A la fin du film, la comédie musicale se transforme en ode à la liberté. Une jeune femme s’installe dans son nouvel appartement où elle va vivre avec son amoureux. Elle part faire ses courses. Elle avance d’un pas sûr vers sa nouvelle vie ; robe et caddie rouges ; au gré de ses pas, la rue s’anime autour d’elle : voiture et avion en carton-pâte, homme pressé avec un attaché case, ménagères affairées et liseurs de journaux danseurs, cabine de bain et parasol de plage. Une pluie de cinéma s’ouvre sur un ballet de parapluies multicolores. On n’est pas loin de Cherbourg et de ses parapluies auquel le film fait une jolie référence. La caméra facétieuse joue avec les habitants du village. L’imaginaire bat son plein. Les couleurs arrivent, les villageois, tout le monde prend part à la comédie et danse au soleil. Toute la beauté du film se concentre dans ce final.

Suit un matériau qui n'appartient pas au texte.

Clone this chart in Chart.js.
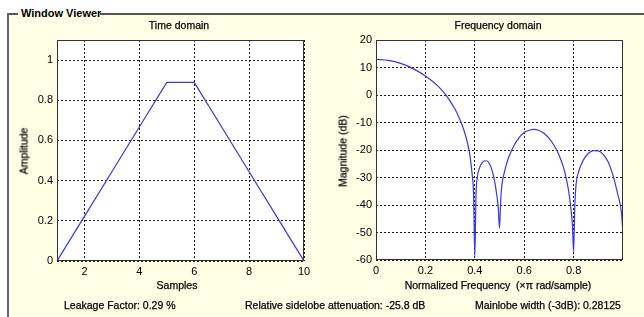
<!DOCTYPE html>
<html>
<head>
<meta charset="utf-8">
<script src="https://cdn.jsdelivr.net/npm/chart.js@4/dist/chart.umd.min.js"></script>
<style>
  html, body { margin: 0; padding: 0; background: #ffffff; }
  body { width: 644px; height: 317px; position: relative; overflow: hidden;
         font-family: "Liberation Sans", Arial, Helvetica, sans-serif; color: #000; }
  #panel { position: absolute; left: 8px; top: 14px; width: 636px; height: 303px; background: #FFFFE6; }
  .hl { position: absolute; background: #555; height: 2px; }
  .vl { position: absolute; background: #666; width: 2px; }
  .t { position: absolute; white-space: pre; font-size: 10.5px; line-height: 13px; -webkit-text-stroke: 0.25px #000; }
  .c { transform: translateX(-50%); }
  .rot { transform: translate(-50%, -50%) rotate(-90deg); }
  canvas { position: absolute; }
</style>
</head>
<body>
<div id="panel"></div>
<div class="hl" style="left:8px; top:13px; width:10px;"></div>
<div class="hl" style="left:100px; top:13px; width:544px;"></div>
<div class="vl" style="left:7px; top:13px; height:304px;"></div>
<div class="t" style="left:21px; top:7px; font-size:11px; font-weight:bold; -webkit-text-stroke:0;">Window Viewer</div>

<canvas id="timeChart" width="320" height="300" style="left:0; top:0;"></canvas>
<canvas id="freqChart" width="324" height="300" style="left:320px; top:0;"></canvas>

<div class="t c" style="left:179px; top:19px;">Time domain</div>
<div class="t c" style="left:498px; top:19px;">Frequency domain</div>
<div class="t c" style="left:177px; top:279px;">Samples</div>
<div class="t c" style="left:498px; top:279px;">Normalized Frequency  (×π rad/sample)</div>
<div class="t rot" style="left:24px; top:151px;">Amplitude</div>
<div class="t rot" style="left:343px; top:151px;">Magnitude (dB)</div>
<div class="t" style="left:64px; top:299px;">Leakage Factor: 0.29 %</div>
<div class="t" style="left:245px; top:299px;">Relative sidelobe attenuation: -25.8 dB</div>
<div class="t" style="left:475px; top:299px;">Mainlobe width (-3dB): 0.28125</div>

<script>
// ---- Data ----
const samples = [1, 2, 3, 4, 5, 6, 7, 8, 9, 10];
const amplitude = [0, 0.222, 0.444, 0.667, 0.889, 0.889, 0.667, 0.444, 0.222, 0];
const timeXTicks = [2, 4, 6, 8, 10];
const timeYTicks = [0, 0.2, 0.4, 0.6, 0.8, 1];

const normFreq = [0, 0.05, 0.1, 0.15, 0.2, 0.25, 0.28, 0.3, 0.32, 0.34, 0.35, 0.36, 0.37, 0.38, 0.39, 0.395, 0.4,
  0.405, 0.41, 0.42, 0.43, 0.44, 0.45, 0.46, 0.47, 0.48, 0.49, 0.495, 0.5,
  0.505, 0.51, 0.52, 0.53, 0.54, 0.56, 0.58, 0.6, 0.62, 0.64, 0.66, 0.68, 0.7, 0.72, 0.74, 0.76, 0.77, 0.78, 0.79, 0.795, 0.8,
  0.805, 0.81, 0.82, 0.83, 0.84, 0.86, 0.88, 0.9, 0.92, 0.94, 0.96, 0.98, 0.99, 0.995, 1.0];
const magnitudeDb = [13.0, 12.6, 11.5, 9.6, 6.9, 3.3, 0.3, -2.2, -5.2, -9.0, -11.3, -14.0, -17.3, -21.8, -29.5, -36, -59,
  -36, -30, -26.3, -24.6, -23.9, -24.0, -25.2, -27.4, -31.2, -37.0, -41, -48.5,
  -38, -32.5, -28.0, -24.6, -22.0, -18.2, -15.4, -13.6, -12.8, -12.5, -12.9, -13.9, -15.7, -18.2, -21.6, -26.6, -30.2, -35.0, -42.0, -47, -57,
  -40, -32.5, -28.0, -25.5, -23.6, -21.2, -20.2, -20.3, -21.6, -24.4, -29.3, -36.5, -40.5, -44, -51];
const freqXTicks = [0, 0.2, 0.4, 0.6, 0.8];
const freqYTicks = [-60, -50, -40, -30, -20, -10, 0, 10, 20];

// ---- Helpers ----
const FONT = { family: '"Liberation Sans", Arial, Helvetica, sans-serif', size: 11 };
const LINE_COLOR = '#3535f5';

const boxPlugin = {
  id: 'box',
  beforeDraw(chart) {
    const a = chart.chartArea, ctx = chart.ctx;
    ctx.save();
    ctx.fillStyle = '#ffffff';
    ctx.fillRect(a.left, a.top, a.right - a.left, a.bottom - a.top);
    ctx.restore();
  },
  afterDraw(chart) {
    const a = chart.chartArea, ctx = chart.ctx;
    ctx.save();
    ctx.strokeStyle = '#333333';
    ctx.lineWidth = 1;
    ctx.setLineDash([]);
    ctx.strokeRect(Math.round(a.left) + 0.5, Math.round(a.top) + 0.5,
                   Math.round(a.right - a.left) - 1, Math.round(a.bottom - a.top) - 1);
    ctx.restore();
  }
};

function fmt(v) { return String(+(+v).toFixed(2)); }

function axis(min, max, ticks, pos, fixedSize) {
  return {
    type: 'linear',
    position: pos,
    min: min, max: max,
    afterBuildTicks(s) { s.ticks = ticks.map(v => ({ value: v })); },
    afterFit(s) { if (pos === 'left') s.width = fixedSize; else s.height = fixedSize; },
    grid: { color: '#1a1a1a', lineWidth: 1, drawTicks: false },
    border: { display: false, dash: [2, 2] },
    ticks: { autoSkip: false, maxRotation: 0, padding: 4, color: '#000000', font: FONT,
             callback: v => fmt(v) }
  };
}

function makeChart(id, xs, ys, xr, yr, xTicks, yTicks, padRight, yWidth, xHeight, monotone) {
  return new Chart(document.getElementById(id), {
    type: 'line',
    data: {
      datasets: [{
        data: xs.map((x, i) => ({ x: x, y: ys[i] })),
        borderColor: LINE_COLOR,
        borderWidth: 1.2,
        pointRadius: 0,
        fill: false,
        tension: monotone ? 0.4 : 0,
        cubicInterpolationMode: monotone ? 'monotone' : 'default'
      }]
    },
    options: {
      responsive: false,
      animation: false,
      devicePixelRatio: 1,
      layout: { padding: { top: 40, right: padRight, left: 0, bottom: 0 } },
      plugins: { legend: { display: false }, tooltip: { enabled: false }, title: { display: false } },
      scales: {
        x: axis(xr[0], xr[1], xTicks, 'bottom', xHeight),
        y: axis(yr[0], yr[1], yTicks, 'left', yWidth)
      }
    },
    plugins: [boxPlugin]
  });
}

makeChart('timeChart', samples, amplitude, [1, 10], [0, 1.1], timeXTicks, timeYTicks, 16, 57, 39, false);
makeChart('freqChart', normFreq, magnitudeDb, [0, 1], [-60, 20], freqXTicks, freqYTicks, 21, 56, 40, true);
</script>
</body>
</html>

L’affiche du film évoque l’idée de rêve, un rêve sous étoiles, ces feux incandescents au-dessus de nos têtes, immuables et identiques pour chaque homme sur terre.

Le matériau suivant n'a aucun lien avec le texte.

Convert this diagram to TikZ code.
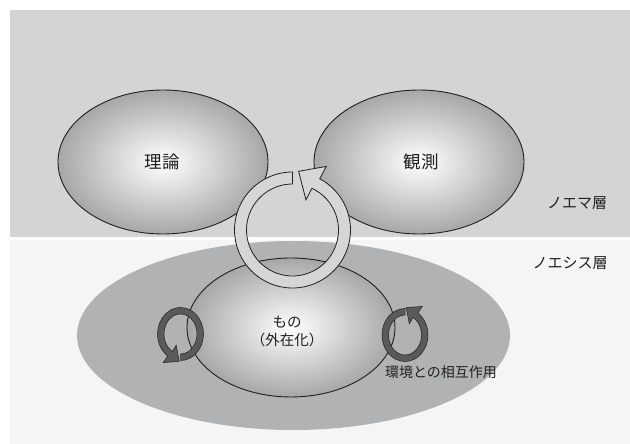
\documentclass[tikz,border=0pt]{standalone}
\usepackage{fontspec}
\setmainfont{Noto Sans CJK JP}
\definecolor{topband}{RGB}{211,212,214}
\definecolor{lowband}{RGB}{245,245,245}
\definecolor{bigell}{RGB}{177,178,180}
\definecolor{ellshade}{RGB}{166,167,169}
\definecolor{ringfill}{RGB}{213,214,216}
\definecolor{darkringc}{RGB}{89,90,92}
\definecolor{txt}{RGB}{35,31,32}
\begin{document}
\begin{tikzpicture}[x=1pt,y=1pt,
  ell/.style={draw=txt, line width=0.9pt, shade, inner color=white, outer color=ellshade},
  bigring/.style={fill=ringfill, draw=txt, line width=0.8pt, line join=miter},
  darkring/.style={fill=darkringc, draw=txt, line width=0.5pt, line join=miter},
  lbl/.style={text=txt, inner sep=0pt, font=\fontsize{15}{18}\selectfont}]
\useasboundingbox (0,0) rectangle (630,444);
% bands
\fill[topband] (10,207) rectangle (630,434);
\fill[lowband] (10,0) rectangle (630,207);
\draw[white, line width=2.5pt] (10,205.5) -- (630,205.5);
% upper ellipses
\path[ell] (163,282) ellipse [x radius=105, y radius=72];
\path[ell] (419,282) ellipse [x radius=105, y radius=72];
% lower ellipses
\fill[bigell] (293.5,108.5) ellipse [x radius=216.5, y radius=94.5];
\path[ell] (291,116.5) ellipse [x radius=104, y radius=69.5];
% big cycle arrow
\begin{scope}[shift={(292.5,214)}]
  \draw[bigring] (90:58) arc[start angle=90, end angle=422, radius=58]
    -- (62:72) -- (84:59) -- (66:33) -- (65:46)
    arc[start angle=425, end angle=90, radius=46] -- cycle;
\end{scope}
% small cycle arrows
\begin{scope}[shift={(405,109)}]
  \draw[darkring] (90:23 and 26.5) arc[start angle=90, end angle=416, x radius=23, y radius=26.5]
    -- (56:31 and 34.5) -- (87:23.5 and 27.5) -- (63:9.5 and 12.5) -- (61:16.5 and 20)
    arc[start angle=421, end angle=90, x radius=16.5, y radius=20] -- cycle;
\end{scope}
\begin{scope}[shift={(180.5,110)}, rotate=180]
  \draw[darkring] (90:23 and 26.5) arc[start angle=90, end angle=416, x radius=23, y radius=26.5]
    -- (56:31 and 34.5) -- (87:23.5 and 27.5) -- (63:9.5 and 12.5) -- (61:16.5 and 20)
    arc[start angle=421, end angle=90, x radius=16.5, y radius=20] -- cycle;
\end{scope}
% labels
\node[lbl, font=\fontsize{17.5}{20}\selectfont] (riron) at (162,282) {理論};
\node[lbl, font=\fontsize{17.5}{20}\selectfont] (kansoku) at (421,282) {観測};
\node[lbl] (noema) at (577,241) {ノエマ層};
\node[lbl] (noesis) at (570,181) {ノエシス層};
\node[lbl, align=center, font=\fontsize{14.5}{18}\selectfont] (mono) at (287,113) {もの\\（外在化）};
\node[lbl, font=\fontsize{14}{16}\selectfont] (kankyo) at (441,72) {環境との相互作用};
\end{tikzpicture}
\end{document}
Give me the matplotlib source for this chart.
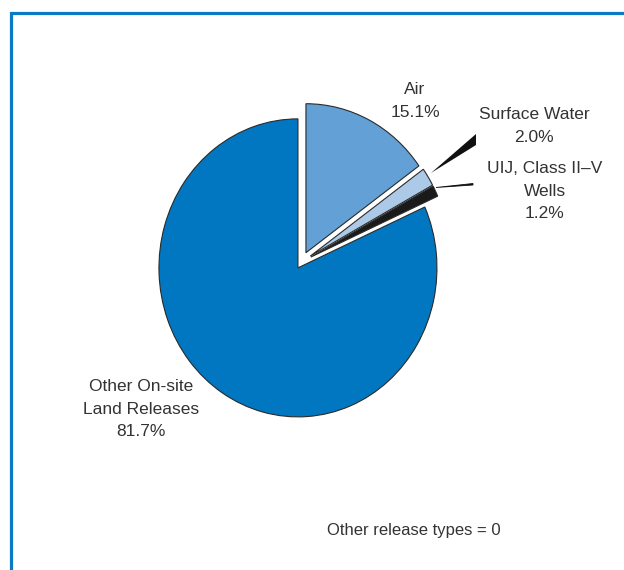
import matplotlib.pyplot as plt
from matplotlib.patches import Polygon

# release types, share of total on-site releases (%)
categories = ["Air", "Surface Water", "UIJ, Class II\u2013V Wells", "Other On-site Land Releases"]
values = [15.1, 2.0, 1.2, 81.7]
label_text = ["Air\n15.1%", "Surface Water\n2.0%", "UIJ, Class II\u2013V\nWells\n1.2%",
              "Other On-site\nLand Releases\n81.7%"]
colors = ["#62a0d6", "#adc9e8", "#1a1a1a", "#0077c0"]
explode = [0.07, 0.075, 0.075, 0.047]

W, H = 624, 570
S = 139 / 149  # picture is squeezed a bit horizontally
R = 139


def Y(py):
    # pixel row -> data y
    return (H - py) * S


fig = plt.figure(figsize=(W / 100, H / 100), dpi=100)
ax = fig.add_axes([0, 0, 1, 1])

# explode in pie is in data units, so scale by the radius
ax.pie(values, colors=colors, explode=[e * R for e in explode], startangle=90,
       counterclock=False, radius=R, center=(301.5, Y(262)),
       wedgeprops=dict(edgecolor="#2a2a2a", linewidth=0.8))

ax.set_aspect("auto")
ax.set_xlim(0, W)
ax.set_ylim(0, H * S)
ax.axis("off")

# frame (top and left only)
ax.plot([10.5, 10.5, W + 5], [Y(H + 5), Y(12.5), Y(12.5)], color="#0a7ac4", lw=2.3,
        solid_joinstyle="miter", clip_on=False)

txt = dict(fontsize=12.5, color="#333333", family="Liberation Sans", ha="center", va="center",
           linespacing=1.62)
ax.text(415, Y(101), label_text[0], **txt)
ax.text(534, Y(126), label_text[1], **txt)
ax.text(545, Y(191), label_text[2], **txt)
ax.text(141, Y(409), label_text[3], **txt)

ax.text(414, Y(530), "Other release types = 0", fontsize=12, color="#333333",
        family="Liberation Sans", ha="center", va="center")

# leader marks
tri = [(431, Y(173)), (476, Y(134)), (476, Y(145))]
ax.add_patch(Polygon(tri, closed=True, color="#111111", lw=0))
tri2 = [(436, Y(187.5)), (473, Y(183.5)), (473, Y(185))]
ax.add_patch(Polygon(tri2, closed=True, color="#111111", lw=0.6))

fig.savefig("out.png", dpi=100)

Chaque vie a sa propre incandescence, nous dit le film.


Jean-Michel Dury, un réalisateur indépendant

Jean-Michel Dury est un réalisateur indépendant, originaire de Saint-Gengoux-Le-National, en Saône-et-Loire. Il travaille de deux manières : soit les chaînes de télévision, essentiellement France 2 et France 3, lui commandent un film, soit c'est lui qui leur propose.
Pour réaliser « La Part de rêve » en 2019, il a travaillé à l’écriture du projet avec Marc Weymuller et a collaboré étroitement avec la chorégraphe Mure Natale et du musicien Micaël Gidon.

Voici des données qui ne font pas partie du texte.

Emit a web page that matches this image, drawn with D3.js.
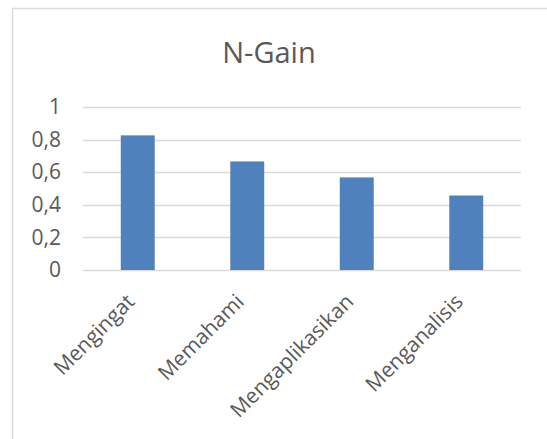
<!DOCTYPE html>
<html>
<head>
<meta charset="utf-8">
<script src="https://cdn.jsdelivr.net/npm/d3@7"></script>
<style>
  body { margin: 0; background: #fff; }
  svg { display: block; font-family: "Open Sans", sans-serif; }
</style>
</head>
<body>
<div id="chart"></div>
<script>
var categories = ['Mengingat', 'Memahami', 'Mengaplikasikan', 'Menganalisis'];
var nGain = [0.826, 0.666, 0.568, 0.457];
var yTicks = [0, 0.2, 0.4, 0.6, 0.8, 1];

var width = 547, height = 439;
var margin = { top: 107, right: 26, bottom: 169, left: 83 };
var labelFont = '"Open Sans", sans-serif';

var svg = d3.select('#chart').append('svg')
  .attr('width', width)
  .attr('height', height);

// chart frame (right and bottom edges fall outside the picture)
svg.append('rect')
  .attr('x', 12.5)
  .attr('y', 8.5)
  .attr('width', 700)
  .attr('height', 600)
  .attr('fill', 'none')
  .attr('stroke', '#d9d9d9')
  .attr('stroke-width', 1.5);

svg.append('text')
  .attr('x', 269)
  .attr('y', 63)
  .attr('text-anchor', 'middle')
  .attr('font-size', 29)
  .attr('fill', '#595959')
  .text('N-Gain');

var x = d3.scaleBand()
  .domain(categories)
  .range([margin.left, width - margin.right])
  .paddingInner(0.69)
  .paddingOuter(0.345);

var y = d3.scaleLinear()
  .domain([0, 1])
  .range([height - margin.bottom, margin.top]);

// gridlines
svg.append('g')
  .selectAll('line')
  .data(yTicks)
  .enter()
  .append('line')
  .attr('x1', margin.left)
  .attr('x2', width - margin.right)
  .attr('y1', function(d) { return Math.round(y(d)) + 0.5; })
  .attr('y2', function(d) { return Math.round(y(d)) + 0.5; })
  .attr('stroke', '#d9d9d9')
  .attr('stroke-width', 1.5);

// y axis labels
var yAxis = d3.axisLeft(y)
  .tickValues(yTicks)
  .tickSize(0)
  .tickPadding(22)
  .tickFormat(function(d) { return String(d).replace('.', ','); });

var yg = svg.append('g')
  .attr('transform', 'translate(' + margin.left + ',0)')
  .call(yAxis);
yg.select('.domain').remove();
yg.selectAll('text')
  .attr('font-size', 21)
  .attr('font-family', labelFont)
  .attr('fill', '#595959');

// bars
svg.append('g')
  .selectAll('rect')
  .data(nGain)
  .enter()
  .append('rect')
  .attr('x', function(d, i) { return x(categories[i]); })
  .attr('y', function(d) { return y(d); })
  .attr('width', x.bandwidth())
  .attr('height', function(d) { return y(0) - y(d); })
  .attr('fill', '#4f81bd');

// x axis labels, rotated
var xAxis = d3.axisBottom(x).tickSize(0).tickPadding(0);
var xg = svg.append('g')
  .attr('transform', 'translate(0,' + y(0) + ')')
  .call(xAxis);
xg.select('.domain').remove();
xg.selectAll('text')
  .attr('font-size', 21)
  .attr('font-family', labelFont)
  .attr('fill', '#595959')
  .attr('text-anchor', 'end')
  .attr('dy', 0)
  .attr('transform', 'translate(-2,33) rotate(-45)');
</script>
</body>
</html>
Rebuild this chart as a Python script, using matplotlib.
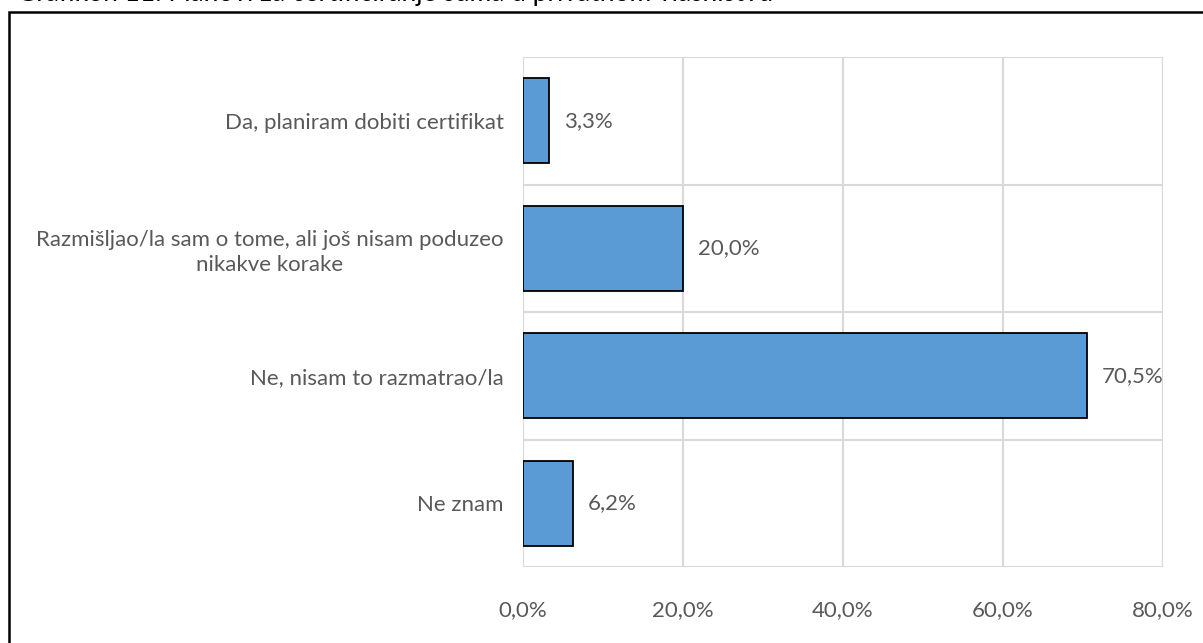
import matplotlib
matplotlib.use("Agg")
import matplotlib.pyplot as plt
from matplotlib.patches import Rectangle

categories = [
    "Da, planiram dobiti certifikat",
    "Razmišljao/la sam o tome, ali još nisam poduzeo\nnikakve korake",
    "Ne, nisam to razmatrao/la",
    "Ne znam",
]
values = [3.3, 20.0, 70.5, 6.2]
xticks = [0, 20, 40, 60, 80]
title = "Grafikon 11: Planovi za certificiranje šuma u privatnom vlasništvu"

plt.rcParams['font.family'] = ['Lato', 'DejaVu Sans']
text_color = "#595959"
fs = 16

fig = plt.figure(figsize=(12.03, 6.43), dpi=100)
W, H = 1203, 643

# outer frame
fig.add_artist(Rectangle((9 / W, -0.1), 1.2, (643 - 12) / H + 0.1,
                         transform=fig.transFigure, fill=False,
                         edgecolor="black", linewidth=1.8))
# title (cut at top edge like the reference)
fig.text(17 / W, 1 - 0.5 / H, title, fontsize=19, color="black",
         ha="left", va="baseline")

ax = fig.add_axes([523 / W, 1 - 567 / H, (1163 - 523) / W, (567 - 57) / H])
y = list(range(len(categories)))
ax.barh(y, values, height=0.67, color="#5B9BD5", edgecolor="black",
        linewidth=1.3, zorder=3)
ax.set_xlim(0, 80)
ax.set_ylim(len(categories) - 0.5, -0.5)
ax.set_xticks(xticks)
ax.set_xticklabels([f"{v:.1f}%".replace(".", ",") for v in xticks],
                   fontsize=fs, color=text_color)
ax.set_yticks(y)
ax.set_yticklabels(categories, fontsize=fs, color=text_color,
                   multialignment="center", linespacing=1.3)
ax.tick_params(axis="y", length=0, pad=14)
ax.tick_params(axis="x", length=0, pad=24)

for v, yy in zip(values, y):
    ax.annotate(f"{v:.1f}%".replace(".", ","), (v, yy), xytext=(15, 0),
                textcoords="offset pixels", va="center", ha="left",
                fontsize=fs, color=text_color, zorder=4)

ax.grid(axis="x", color="#D9D9D9", linewidth=1.5, zorder=0)
for b in [i - 0.5 for i in range(len(categories) + 1)]:
    ax.axhline(b, color="#D9D9D9", linewidth=1.5, zorder=0)
for s in ax.spines.values():
    s.set_visible(False)
ax.axvline(80, color="#D9D9D9", linewidth=1.5, zorder=0)
ax.axvline(0, color="#D9D9D9", linewidth=1.5, zorder=1)

fig.savefig("out.png", dpi=100)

Le réalisateur vient de terminer un film sur le deuil. Ayant récemment perdu sa compagne, Jean-Michel Dury s’est lancé dans la réalisation de « Son foulard à mon cou » un film où il lève le tabou autour de ce sujet. Ce film réalisé grâce à un financement participatif est visible pendant trois semaines sur France 3 Bourgogne Franche-Comté (cliquer ici).
Par ailleurs, soucieux de développer le cinéma et d’animer le monde rural, Jean-Michel Dury est à l’origine du Festival documentaire « Docs en guoguette » créé en 2006 par les Films du Tilleul, (une fabrique de films, outil de promotion et de diffusion du cinéma documentaire en milieu rural) et rejoint en 2007 par l’Association Rencontre et animation rurale.
Durant le confinement, grâce à ces deux associations, nos lecteurs avaient bénéficié de toute la programmation du Festival.